Al Hayat - 29 July, 2012
Author: Husam Itani

The testimonies of dozens of former Syrian detainees, as well as videotapes and images, feature talk and evidence confirming that the security elements forced whoever fell in their hands to utter words deifying President Bashar al-Assad and the Baath Party.

These practices might fall in the context of exaggerated attempts deployed by the regime henchmen and beneficiaries to break down and humiliate the prisoner, by downplaying his beliefs, values and ideals and showing their futility in the face of their tyranny and authority in whose name they demand obedience from the detainee. This has always been practiced with sovereign prisoners. However, what caused the escalation of this phenomenon is the alleged “secularism” of the Baath, which perceives religion as being a tool exploited to serve its political needs, as it was done by Saddam Hussein during the last years of his rule, and Hafez al-Assad who spread some sort of apolitical faith in Syria (by building hundreds of mosques, inaugurating Koranic schools and encouraging the Qubaisiate phenomenon) following his clash with the Muslim Brotherhood group. Bashar Al-Assad thus adopted the same method.

It is clear that the downplaying of the prisoners’ beliefs and their subjection to moral and psychological “thuggery” has been part of the sectarian hegemony means, at a time when the condemnation of these practices in a violent way took the shape of attempts to restore a counter-sectarian hegemony.

On the other hand, the deification of the leader whose pictures and statues observe the citizens on public squares and who was introduced into the Syrians’ minds as being “here forever,” the wisest and the most fit to rule the country along with his descendants throughout four decades, stems from the insistence on sustaining the present moment, and the attempts to make it last indefinitely. This is due to the regime’s realization of the fact that his base is narrow and frail, thus inventing symbols, rhetoric and a general behavior adopted by the loyalist in his daily life.

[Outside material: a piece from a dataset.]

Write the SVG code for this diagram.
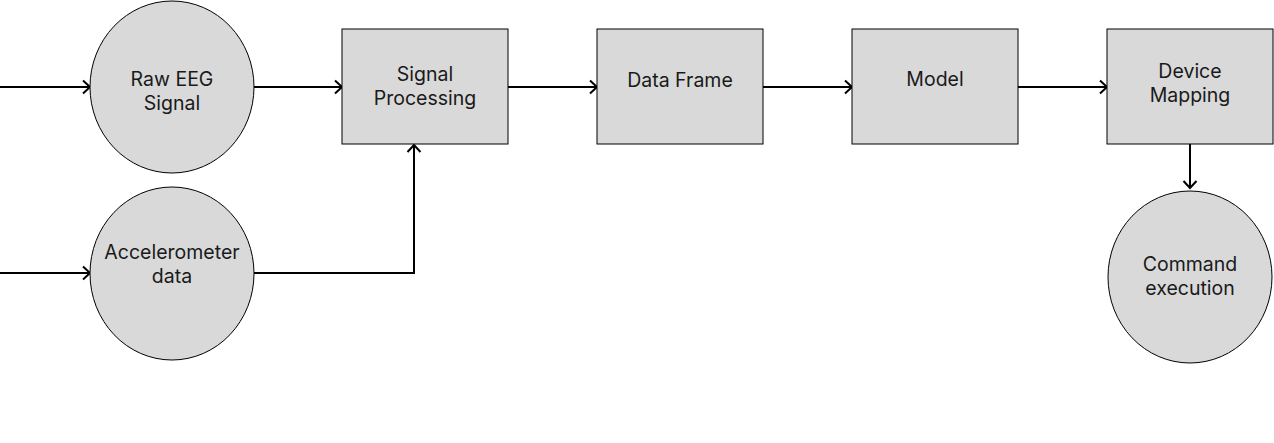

And what applies to the authority of Al-Assad Sr. and Jr. applies to the same extent on the annulment and prohibition of politics, not only as a mechanism to manage the disputes within society, but also as a sign for the changes of times and what these changes feature in terms of the vanishing of states and fall of kingdoms. Accordingly, any rational consideration of the social, political and economic situation becomes the object of suspicions, and can only be erased by the adoption of the official blabber on “principles”, “constants”, “historical accomplishments” and the “wise command”. This widens the discrepancy between the words and their meanings, rendering the violent Syrian entry into Lebanon in 1976 a response to the calls for help issued by the Lebanese, the camps’ war in the eighties part of the “deterrence of Arafat’s conspiracy” against the rights of the Palestinian people, and the distance extremely close between the idolization of the speech and its worship as a holy text.

The outcome of the shift away from rationality and the freezing of the political rhetoric are nothing short of a new paganism, featuring imagery, habits and partisan customs controlling the work of the state’s administrations, bodies and symbols. This does not mean the emergence of a new religion in which the Baath is a high being and in which the president and his family occupy some sort of high position in the ritual hierarchy. It rather places the party, the president and anything related to them outside the context of all that is believed to be prone to change and expire. It is not odd at this level that those insisting on Bashar al-Assad’s rule are incapable of imagining any future for Syria without him, and for them to be behind the catastrophic scenarios about the coming to power of terrorist religious groups. This is not only explained by the material interests they are reaping thanks to the authority in place, but also by the longstanding talk which links the stability, livelihood and normal lives of millions of Syrians to the status quo.

It seems that the waves of worship of individuals which started emerging at the end of the seventies have had their impact among the supporters of the regime on one hand. But on the other, they led to the isolation of the officials from reality and their dissociation from its laws and transformations.